**CHALLENGE:**
Write out the records beneath this line exactly as they appear, minus any images.

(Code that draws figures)

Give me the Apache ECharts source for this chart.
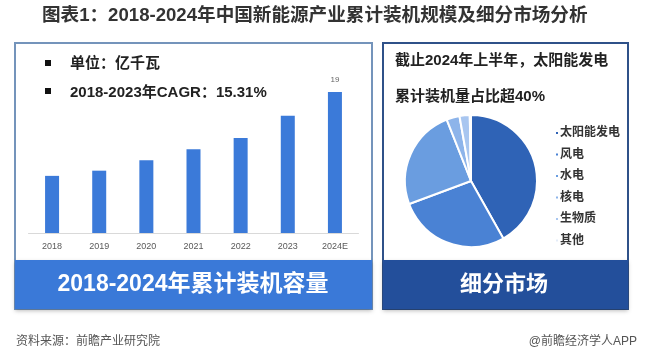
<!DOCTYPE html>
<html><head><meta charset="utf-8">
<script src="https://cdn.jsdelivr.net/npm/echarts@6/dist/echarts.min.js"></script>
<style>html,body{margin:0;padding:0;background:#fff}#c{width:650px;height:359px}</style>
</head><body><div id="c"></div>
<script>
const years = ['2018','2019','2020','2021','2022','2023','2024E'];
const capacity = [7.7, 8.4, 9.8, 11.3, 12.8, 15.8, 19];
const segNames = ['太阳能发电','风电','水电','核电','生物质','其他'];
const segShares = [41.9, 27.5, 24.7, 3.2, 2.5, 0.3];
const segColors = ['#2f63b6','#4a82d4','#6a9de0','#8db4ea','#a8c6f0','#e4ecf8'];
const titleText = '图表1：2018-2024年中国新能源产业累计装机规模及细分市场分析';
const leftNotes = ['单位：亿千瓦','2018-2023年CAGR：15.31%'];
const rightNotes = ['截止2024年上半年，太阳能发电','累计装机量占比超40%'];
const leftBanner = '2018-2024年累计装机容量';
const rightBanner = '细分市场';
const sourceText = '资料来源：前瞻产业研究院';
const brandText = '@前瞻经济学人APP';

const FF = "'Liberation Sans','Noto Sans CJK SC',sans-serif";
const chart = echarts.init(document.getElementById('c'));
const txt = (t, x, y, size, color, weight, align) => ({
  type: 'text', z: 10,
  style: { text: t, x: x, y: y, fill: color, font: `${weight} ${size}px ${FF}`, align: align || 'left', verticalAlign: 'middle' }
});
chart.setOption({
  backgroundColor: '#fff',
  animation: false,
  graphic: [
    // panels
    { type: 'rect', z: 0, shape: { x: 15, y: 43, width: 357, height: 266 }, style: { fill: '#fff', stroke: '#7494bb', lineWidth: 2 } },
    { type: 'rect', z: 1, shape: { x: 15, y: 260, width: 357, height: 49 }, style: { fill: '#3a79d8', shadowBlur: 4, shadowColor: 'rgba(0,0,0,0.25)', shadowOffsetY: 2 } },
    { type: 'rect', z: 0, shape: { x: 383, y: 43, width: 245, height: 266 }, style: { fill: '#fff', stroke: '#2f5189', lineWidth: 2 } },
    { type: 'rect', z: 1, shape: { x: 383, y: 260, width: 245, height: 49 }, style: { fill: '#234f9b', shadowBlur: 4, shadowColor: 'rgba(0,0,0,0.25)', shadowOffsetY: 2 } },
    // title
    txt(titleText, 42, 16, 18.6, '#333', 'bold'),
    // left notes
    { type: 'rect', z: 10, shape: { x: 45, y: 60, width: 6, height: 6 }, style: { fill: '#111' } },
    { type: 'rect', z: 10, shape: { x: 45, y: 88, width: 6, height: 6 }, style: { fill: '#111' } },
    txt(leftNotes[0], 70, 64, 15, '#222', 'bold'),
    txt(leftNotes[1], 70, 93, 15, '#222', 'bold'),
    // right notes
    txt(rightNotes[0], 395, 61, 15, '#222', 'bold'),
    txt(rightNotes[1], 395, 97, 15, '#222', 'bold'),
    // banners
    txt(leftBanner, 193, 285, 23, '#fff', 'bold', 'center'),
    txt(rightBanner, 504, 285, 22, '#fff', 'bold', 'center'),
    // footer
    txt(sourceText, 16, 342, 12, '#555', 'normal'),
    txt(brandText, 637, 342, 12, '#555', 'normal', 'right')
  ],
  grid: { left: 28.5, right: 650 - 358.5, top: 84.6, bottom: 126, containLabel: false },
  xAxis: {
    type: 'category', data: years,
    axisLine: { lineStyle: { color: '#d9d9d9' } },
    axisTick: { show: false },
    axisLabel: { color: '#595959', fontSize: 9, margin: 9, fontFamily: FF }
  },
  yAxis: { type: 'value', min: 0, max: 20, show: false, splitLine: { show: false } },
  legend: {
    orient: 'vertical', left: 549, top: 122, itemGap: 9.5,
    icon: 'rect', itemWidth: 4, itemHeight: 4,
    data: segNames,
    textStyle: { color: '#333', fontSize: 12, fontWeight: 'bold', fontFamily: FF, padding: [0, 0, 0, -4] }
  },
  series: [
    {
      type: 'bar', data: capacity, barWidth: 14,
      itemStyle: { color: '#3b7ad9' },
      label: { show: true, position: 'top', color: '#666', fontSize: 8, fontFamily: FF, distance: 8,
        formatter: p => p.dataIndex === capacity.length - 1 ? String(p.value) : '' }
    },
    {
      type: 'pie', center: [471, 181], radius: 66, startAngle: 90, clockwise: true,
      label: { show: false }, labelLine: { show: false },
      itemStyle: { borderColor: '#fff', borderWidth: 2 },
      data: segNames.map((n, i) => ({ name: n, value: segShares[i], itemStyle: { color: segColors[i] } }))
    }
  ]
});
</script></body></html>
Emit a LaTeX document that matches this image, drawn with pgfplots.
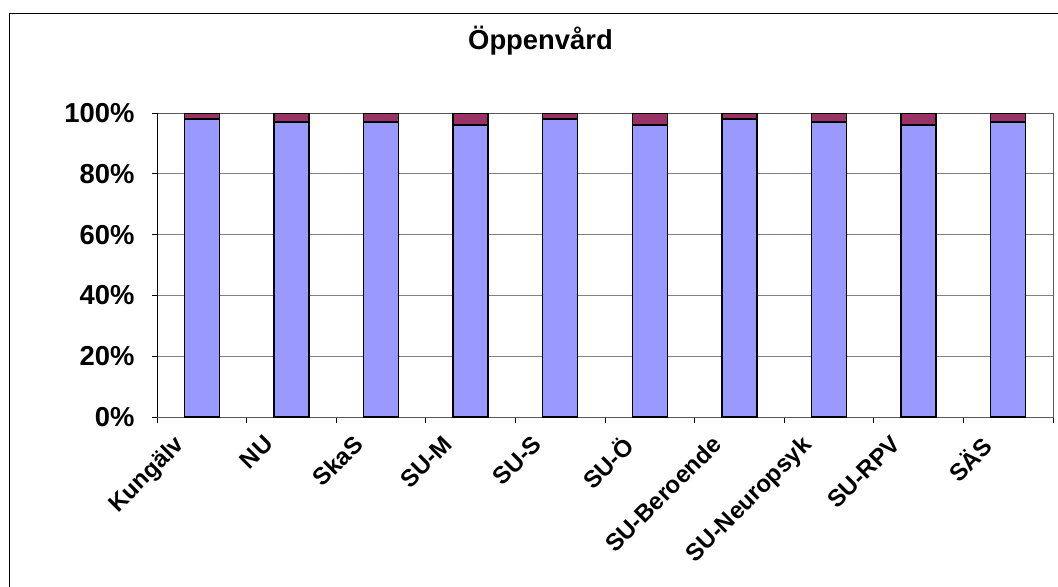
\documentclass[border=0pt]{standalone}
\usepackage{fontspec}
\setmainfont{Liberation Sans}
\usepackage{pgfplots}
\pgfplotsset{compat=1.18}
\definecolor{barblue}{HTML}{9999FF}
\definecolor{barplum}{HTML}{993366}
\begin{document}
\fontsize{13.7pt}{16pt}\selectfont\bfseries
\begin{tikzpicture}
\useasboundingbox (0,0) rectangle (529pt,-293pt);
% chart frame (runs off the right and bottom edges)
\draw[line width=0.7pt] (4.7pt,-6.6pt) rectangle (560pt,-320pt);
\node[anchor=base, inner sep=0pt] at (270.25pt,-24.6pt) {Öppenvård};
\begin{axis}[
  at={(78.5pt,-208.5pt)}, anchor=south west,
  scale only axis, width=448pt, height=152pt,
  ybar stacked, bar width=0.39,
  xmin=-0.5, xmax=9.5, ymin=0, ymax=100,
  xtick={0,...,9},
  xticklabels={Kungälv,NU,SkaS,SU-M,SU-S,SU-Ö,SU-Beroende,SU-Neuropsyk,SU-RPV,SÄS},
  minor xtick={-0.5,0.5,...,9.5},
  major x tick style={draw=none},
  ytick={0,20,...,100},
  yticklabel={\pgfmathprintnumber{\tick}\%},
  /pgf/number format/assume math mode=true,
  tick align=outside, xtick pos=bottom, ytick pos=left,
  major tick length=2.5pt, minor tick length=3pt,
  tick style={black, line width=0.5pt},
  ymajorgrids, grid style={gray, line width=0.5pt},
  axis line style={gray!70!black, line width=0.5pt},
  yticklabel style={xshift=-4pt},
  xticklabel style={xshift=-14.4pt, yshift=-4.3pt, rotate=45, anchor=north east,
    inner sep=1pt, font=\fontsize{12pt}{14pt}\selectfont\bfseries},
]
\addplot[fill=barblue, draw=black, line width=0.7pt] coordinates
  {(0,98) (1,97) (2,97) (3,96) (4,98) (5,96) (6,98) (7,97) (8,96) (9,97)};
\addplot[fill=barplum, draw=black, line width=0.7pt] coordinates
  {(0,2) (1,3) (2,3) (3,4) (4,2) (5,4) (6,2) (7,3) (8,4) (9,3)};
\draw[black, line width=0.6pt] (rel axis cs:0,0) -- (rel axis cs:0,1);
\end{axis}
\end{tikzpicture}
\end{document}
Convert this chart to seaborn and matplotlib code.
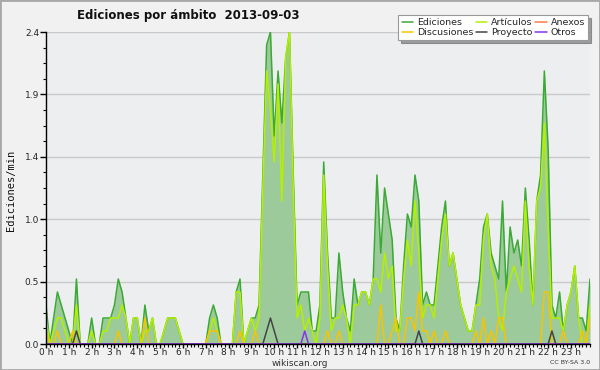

**SOLUTION:**
Give me the Apache ECharts source for this chart.
<!DOCTYPE html>
<html><head><meta charset="utf-8">
<script src="https://cdn.jsdelivr.net/npm/echarts@6/dist/echarts.min.js"></script>
<style>html,body{margin:0;padding:0;background:#fff}#c{width:650px;height:359px}</style>
</head><body><div id="c"></div>
<script>
const years = ['2018','2019','2020','2021','2022','2023','2024E'];
const capacity = [7.7, 8.4, 9.8, 11.3, 12.8, 15.8, 19];
const segNames = ['太阳能发电','风电','水电','核电','生物质','其他'];
const segShares = [41.9, 27.5, 24.7, 3.2, 2.5, 0.3];
const segColors = ['#2f63b6','#4a82d4','#6a9de0','#8db4ea','#a8c6f0','#e4ecf8'];
const titleText = '图表1：2018-2024年中国新能源产业累计装机规模及细分市场分析';
const leftNotes = ['单位：亿千瓦','2018-2023年CAGR：15.31%'];
const rightNotes = ['截止2024年上半年，太阳能发电','累计装机量占比超40%'];
const leftBanner = '2018-2024年累计装机容量';
const rightBanner = '细分市场';
const sourceText = '资料来源：前瞻产业研究院';
const brandText = '@前瞻经济学人APP';

const FF = "'Liberation Sans','Noto Sans CJK SC',sans-serif";
const chart = echarts.init(document.getElementById('c'));
const txt = (t, x, y, size, color, weight, align) => ({
  type: 'text', z: 10,
  style: { text: t, x: x, y: y, fill: color, font: `${weight} ${size}px ${FF}`, align: align || 'left', verticalAlign: 'middle' }
});
chart.setOption({
  backgroundColor: '#fff',
  animation: false,
  graphic: [
    // panels
    { type: 'rect', z: 0, shape: { x: 15, y: 43, width: 357, height: 266 }, style: { fill: '#fff', stroke: '#7494bb', lineWidth: 2 } },
    { type: 'rect', z: 1, shape: { x: 15, y: 260, width: 357, height: 49 }, style: { fill: '#3a79d8', shadowBlur: 4, shadowColor: 'rgba(0,0,0,0.25)', shadowOffsetY: 2 } },
    { type: 'rect', z: 0, shape: { x: 383, y: 43, width: 245, height: 266 }, style: { fill: '#fff', stroke: '#2f5189', lineWidth: 2 } },
    { type: 'rect', z: 1, shape: { x: 383, y: 260, width: 245, height: 49 }, style: { fill: '#234f9b', shadowBlur: 4, shadowColor: 'rgba(0,0,0,0.25)', shadowOffsetY: 2 } },
    // title
    txt(titleText, 42, 16, 18.6, '#333', 'bold'),
    // left notes
    { type: 'rect', z: 10, shape: { x: 45, y: 60, width: 6, height: 6 }, style: { fill: '#111' } },
    { type: 'rect', z: 10, shape: { x: 45, y: 88, width: 6, height: 6 }, style: { fill: '#111' } },
    txt(leftNotes[0], 70, 64, 15, '#222', 'bold'),
    txt(leftNotes[1], 70, 93, 15, '#222', 'bold'),
    // right notes
    txt(rightNotes[0], 395, 61, 15, '#222', 'bold'),
    txt(rightNotes[1], 395, 97, 15, '#222', 'bold'),
    // banners
    txt(leftBanner, 193, 285, 23, '#fff', 'bold', 'center'),
    txt(rightBanner, 504, 285, 22, '#fff', 'bold', 'center'),
    // footer
    txt(sourceText, 16, 342, 12, '#555', 'normal'),
    txt(brandText, 637, 342, 12, '#555', 'normal', 'right')
  ],
  grid: { left: 28.5, right: 650 - 358.5, top: 84.6, bottom: 126, containLabel: false },
  xAxis: {
    type: 'category', data: years,
    axisLine: { lineStyle: { color: '#d9d9d9' } },
    axisTick: { show: false },
    axisLabel: { color: '#595959', fontSize: 9, margin: 9, fontFamily: FF }
  },
  yAxis: { type: 'value', min: 0, max: 20, show: false, splitLine: { show: false } },
  legend: {
    orient: 'vertical', left: 549, top: 122, itemGap: 9.5,
    icon: 'rect', itemWidth: 4, itemHeight: 4,
    data: segNames,
    textStyle: { color: '#333', fontSize: 12, fontWeight: 'bold', fontFamily: FF, padding: [0, 0, 0, -4] }
  },
  series: [
    {
      type: 'bar', data: capacity, barWidth: 14,
      itemStyle: { color: '#3b7ad9' },
      label: { show: true, position: 'top', color: '#666', fontSize: 8, fontFamily: FF, distance: 8,
        formatter: p => p.dataIndex === capacity.length - 1 ? String(p.value) : '' }
    },
    {
      type: 'pie', center: [471, 181], radius: 66, startAngle: 90, clockwise: true,
      label: { show: false }, labelLine: { show: false },
      itemStyle: { borderColor: '#fff', borderWidth: 2 },
      data: segNames.map((n, i) => ({ name: n, value: segShares[i], itemStyle: { color: segColors[i] } }))
    }
  ]
});
</script></body></html>
Emit a LaTeX document that matches this image, drawn with pgfplots.
\documentclass[border=0pt]{standalone}
\usepackage{fontspec}
\setmainfont{Liberation Sans}
\usepackage{pgfplots}
\pgfplotsset{compat=1.18}
\definecolor{barblue}{HTML}{9999FF}
\definecolor{barplum}{HTML}{993366}
\begin{document}
\fontsize{13.7pt}{16pt}\selectfont\bfseries
\begin{tikzpicture}
\useasboundingbox (0,0) rectangle (529pt,-293pt);
% chart frame (runs off the right and bottom edges)
\draw[line width=0.7pt] (4.7pt,-6.6pt) rectangle (560pt,-320pt);
\node[anchor=base, inner sep=0pt] at (270.25pt,-24.6pt) {Öppenvård};
\begin{axis}[
  at={(78.5pt,-208.5pt)}, anchor=south west,
  scale only axis, width=448pt, height=152pt,
  ybar stacked, bar width=0.39,
  xmin=-0.5, xmax=9.5, ymin=0, ymax=100,
  xtick={0,...,9},
  xticklabels={Kungälv,NU,SkaS,SU-M,SU-S,SU-Ö,SU-Beroende,SU-Neuropsyk,SU-RPV,SÄS},
  minor xtick={-0.5,0.5,...,9.5},
  major x tick style={draw=none},
  ytick={0,20,...,100},
  yticklabel={\pgfmathprintnumber{\tick}\%},
  /pgf/number format/assume math mode=true,
  tick align=outside, xtick pos=bottom, ytick pos=left,
  major tick length=2.5pt, minor tick length=3pt,
  tick style={black, line width=0.5pt},
  ymajorgrids, grid style={gray, line width=0.5pt},
  axis line style={gray!70!black, line width=0.5pt},
  yticklabel style={xshift=-4pt},
  xticklabel style={xshift=-14.4pt, yshift=-4.3pt, rotate=45, anchor=north east,
    inner sep=1pt, font=\fontsize{12pt}{14pt}\selectfont\bfseries},
]
\addplot[fill=barblue, draw=black, line width=0.7pt] coordinates
  {(0,98) (1,97) (2,97) (3,96) (4,98) (5,96) (6,98) (7,97) (8,96) (9,97)};
\addplot[fill=barplum, draw=black, line width=0.7pt] coordinates
  {(0,2) (1,3) (2,3) (3,4) (4,2) (5,4) (6,2) (7,3) (8,4) (9,3)};
\draw[black, line width=0.6pt] (rel axis cs:0,0) -- (rel axis cs:0,1);
\end{axis}
\end{tikzpicture}
\end{document}
Convert this chart to seaborn and matplotlib code.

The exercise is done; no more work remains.